Los caminos seguidos por México y Japón desde mediados del siglo XIX, si bien partieron de puntos con cierto grado de similitud, han sido violentamente divergentes en cuanto a desarrollo científico y tecnológico. Baste citar algunas estadísticas. Por ejemplo, según el Ministerio de Educación de Japón, ese país cuenta actualmente con alrededor de 700,000 investigadores científicos; en nuestro país, de acuerdo al Sistema Nacional de Investigadores, este número es 15,000. En otro ejemplo, todavía más contrastante, según la Organización Mundial de la Propiedad Intelectual el número de patentes concedidas por Japón a personas radicadas en ese país fue alrededor de 145,000 en 2007; en México, el número correspondiente es 201.

En las últimas décadas México ha reconocido la importancia de la ciencia y la tecnología para el desarrollo económico de país y a partir de la década de los setentas en el siglo pasado se está dando impulso a la educación de postgrado y a la investigación científica por parte del Gobierno Federal.
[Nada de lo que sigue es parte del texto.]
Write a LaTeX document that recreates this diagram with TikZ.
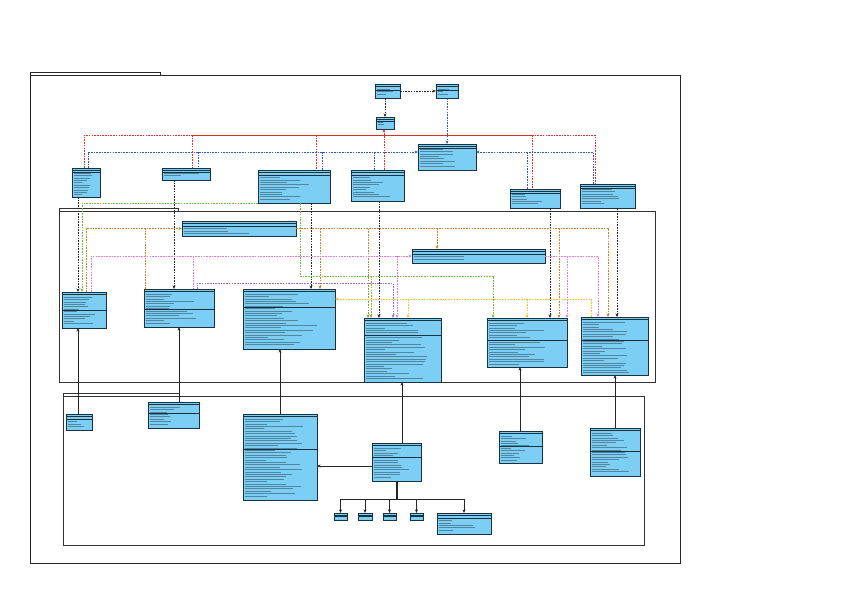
\documentclass[tikz,border=0pt]{standalone}
\usetikzlibrary{arrows.meta}
\definecolor{boxfill}{RGB}{125,206,245}
\definecolor{boxline}{RGB}{25,50,65}
\definecolor{dred}{RGB}{225,45,40}
\definecolor{dblue}{RGB}{40,90,200}
\definecolor{dgreen}{RGB}{110,190,60}
\definecolor{dorange}{RGB}{200,130,30}
\definecolor{dpink}{RGB}{225,120,225}
\definecolor{dpurple}{RGB}{150,110,210}
\definecolor{dyellow}{RGB}{240,195,20}
\tikzset{
  cbox/.style={draw=boxline, fill=boxfill, line width=1pt, anchor=north west, inner sep=0pt, outer sep=0pt},
  cline/.style={draw=boxline, line width=0.7pt},
  tline/.style={draw=boxline, line width=0.35pt, opacity=0.45},
  tip/.style={-{Stealth[length=3.6pt,width=3pt]}},
  dep/.style={dash pattern=on 1.6pt off 1.1pt, line width=0.65pt},
  kdep/.style={dep, draw=black!85},
  rdep/.style={dep, draw=dred},
  bdep/.style={dep, draw=dblue},
  gdep/.style={dep, draw=dgreen},
  odep/.style={dep, draw=dorange},
  pdep/.style={dep, draw=dpink},
  udep/.style={dep, draw=dpurple},
  ydep/.style={dep, draw=dyellow},
  solid link/.style={draw=black!85, line width=0.9pt},
  frame/.style={draw=black!85, line width=1pt},
  pkg/.style={draw=black!80, line width=0.9pt},
}
\newcommand\cls[6]{%
  \node[cbox,minimum width={(#4-#2)*1pt},minimum height={(#5-#3)*1pt}] (#1) at (#2,#3) {};
  \draw[cline] (#2,#3+2.6) -- (#4,#3+2.6);
  \draw[cline] (#2,#6) -- (#4,#6);
  \pgfmathtruncatemacro\nl{floor((#5-#3-5)/2.4)}%
  \ifnum\nl>0
  \foreach \k in {1,...,\nl}{%
    \pgfmathsetmacro\yy{#3+2.6+2.4*\k}%
    \pgfmathsetmacro\ww{(#4-#2-5)*(0.25+0.6*rnd)}%
    \draw[tline] (#2+2,\yy) -- ++(\ww,0);
  }%
  \fi
}
\begin{document}
\begin{tikzpicture}[x=1pt,y=-1pt]
\pgfmathsetseed{11}
\fill[white] (0,0) rectangle (842,595);
\useasboundingbox (0,0) rectangle (842,595);
% frames
\draw[frame] (30,72.5) rectangle (160,75);
\draw[frame] (30,75) rectangle (680,563);
\draw[pkg] (59,208) rectangle (178,211);
\draw[pkg] (59,211) rectangle (655,382);
\draw[pkg] (63,393) rectangle (179,396);
\draw[pkg] (63,396) rectangle (644,545);
% top classes
\cls{A}{375}{84}{400}{98}{90}
\cls{B}{436}{84}{458}{98}{90}
\cls{C}{376}{117}{394}{129}{121}
\cls{D}{418}{144}{476}{170}{148}
\cls{E}{72}{168}{100}{197}{172}
\cls{F}{162}{168}{210}{180}{172}
\cls{G}{258}{170}{330}{203}{175}
\cls{H}{351}{170}{404}{201}{175}
\cls{I}{510}{189}{560}{208}{193}
\cls{J}{580}{184}{635}{208}{188}
% middle classes
\cls{K}{182}{221}{296}{236}{226}
\cls{L}{412}{249}{545}{263}{254}
\cls{M1}{62}{292}{106}{328}{310}
\cls{M2}{144}{289}{214}{327}{309}
\cls{M3}{243}{289}{335}{349}{307}
\cls{M4}{364}{318}{441}{382}{335}
\cls{M5}{487}{318}{567}{367}{340}
\cls{M6}{581}{317}{648}{375}{340}
% bottom classes
\cls{N1}{66}{414}{92}{430}{419}
\cls{N2}{148}{402}{199}{428}{413}
\cls{N3}{243}{414}{317}{500}{449}
\cls{N4}{372}{443}{421}{481}{457}
\cls{N5}{499}{431}{542}{463}{446}
\cls{N6}{590}{428}{640}{476}{451}
\cls{S1}{334}{513}{347}{520}{516}
\cls{S2}{358}{513}{372}{520}{516}
\cls{S3}{383}{513}{396}{520}{516}
\cls{S4}{410}{513}{423}{520}{516}
\cls{N7}{437}{513}{491}{534}{518}
% top dependencies
\draw[kdep,tip] (A.east) -- (B.west);
\draw[kdep,tip] (C.north |- A.south) -- (C.north);
\draw[bdep,tip] (B.south) -- (B.south |- D.north);
\draw[rdep] (84,0 |- E.north) -- (84,135) -- (192,135);
\draw[draw=dred, line width=0.8pt] (192,135) -- (532,135);
\draw[rdep] (532,135) -- (595,135) -- (595,0 |- J.north);
\draw[rdep] (192,135) -- (192,0 |- F.north);
\draw[rdep] (316,135) -- (316,0 |- G.north);
\draw[rdep] (532,135) -- (532,0 |- I.north);
\draw[rdep,tip,line width=0.9pt] (384,0 |- H.north) -- (384,0 |- C.south);
\draw[bdep,tip] (88,0 |- E.north) -- (88,152) -- (D.west |- 0,152);
\draw[bdep] (198,152) -- (198,0 |- F.north);
\draw[bdep] (322,152) -- (322,0 |- G.north);
\draw[bdep] (374,152) -- (374,0 |- H.north);
\draw[bdep,tip] (593,0 |- J.north) -- (593,152) -- (D.east |- 0,152);
\draw[bdep] (527,152) -- (527,0 |- I.north);
% top to middle
\draw[kdep,tip] (78,0 |- E.south) -- (78,0 |- M1.north);
\draw[kdep,tip] (174,0 |- F.south) -- (174,0 |- M2.north);
\draw[kdep,tip] (311,0 |- G.south) -- (311,0 |- M3.north);
\draw[kdep,tip] (379,0 |- H.south) -- (379,0 |- M4.north);
\draw[kdep,tip] (550,0 |- I.south) -- (550,0 |- M5.north);
\draw[kdep,tip] (617,0 |- J.south) -- (617,0 |- M6.north);
% green
\draw[gdep,tip] (G.south west) -| (82,0 |- M1.north);
\draw[gdep,tip] (300,0 |- G.south) -- (300,276) -- (493,276) -- (493,0 |- M5.north);
\draw[gdep,tip] (371,276) -- (371,0 |- M4.north);
% orange
\draw[odep,tip] (86,0 |- M1.north) |- (K.west);
\draw[odep] (145,0 |- M2.north) -- (145,0 |- K.west);
\draw[odep,tip] (K.east) -- (608,0 |- K.east) -- (608,0 |- M6.north);
\draw[odep,tip] (320,0 |- K.east) -- (320,0 |- M3.north);
\draw[odep,tip] (368,0 |- K.east) -- (368,0 |- M4.north);
\draw[odep,tip] (437,0 |- K.east) -- (437,0 |- L.north);
\draw[odep,tip] (559,0 |- K.east) -- (559,0 |- M5.north);
% pink / purple
\draw[pdep,tip] (91,0 |- M1.north) |- (L.west);
\draw[pdep] (193,0 |- L.west) -- (193,0 |- M2.north);
\draw[pdep,tip] (L.east) -| (598,0 |- M6.north);
\draw[pdep,tip] (567,0 |- L.east) -- (567,0 |- M5.north);
\draw[pdep,tip] (397,0 |- L.west) -- (397,0 |- M4.north);
\draw[udep,tip] (197,0 |- M2.north) -- (197,283) -- (393,283) -- (393,0 |- M4.north);
% yellow
\draw[ydep,tip] (591,0 |- M6.north) -- (591,299) -- (M3.east |- 0,299);
\draw[ydep,tip] (408,299) -- (408,0 |- M4.north);
\draw[ydep,tip] (527,299) -- (527,0 |- M5.north);
% bottom solid links
\draw[solid link,tip] (78,0 |- N1.north) -- (78,0 |- M1.south);
\draw[solid link,tip] (179,0 |- N2.north) -- (179,0 |- M2.south);
\draw[solid link,tip] (280,0 |- N3.north) -- (280,0 |- M3.south);
\draw[solid link,tip] (402,0 |- N4.north) -- (402,0 |- M4.south);
\draw[solid link,tip] (520,0 |- N5.north) -- (520,0 |- M5.south);
\draw[solid link,tip] (615,0 |- N6.north) -- (615,0 |- M6.south);
\draw[solid link,tip] (N4.west |- 0,466) -- (N3.east |- 0,466);
\coordinate (br) at (397,499);
\draw[solid link,line width=1.5pt] (397,0 |- N4.south) -- (br);
\draw[solid link] (S1.north |- br) -- (N7.north |- br);
\draw[solid link,tip] (S1.north |- br) -- (S1.north);
\draw[solid link,tip] (S2.north |- br) -- (S2.north);
\draw[solid link,tip] (S3.north |- br) -- (S3.north);
\draw[solid link,tip] (S4.north |- br) -- (S4.north);
\draw[solid link,tip] (N7.north |- br) -- (N7.north);
\end{tikzpicture}
\end{document}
También, a partir de 1971 con la creación del CONACYT, se ha apoyado un programa de becas para estudios de postgrado tanto en México como en el extranjero, tal como lo hiciera Japón en el siglo XIX. Esto es ciertamente loable, aunque resulta de lamentar que nos hayamos tardado un siglo en reaccionar. No obstante, y por supuesto, más vale tarde que nunca.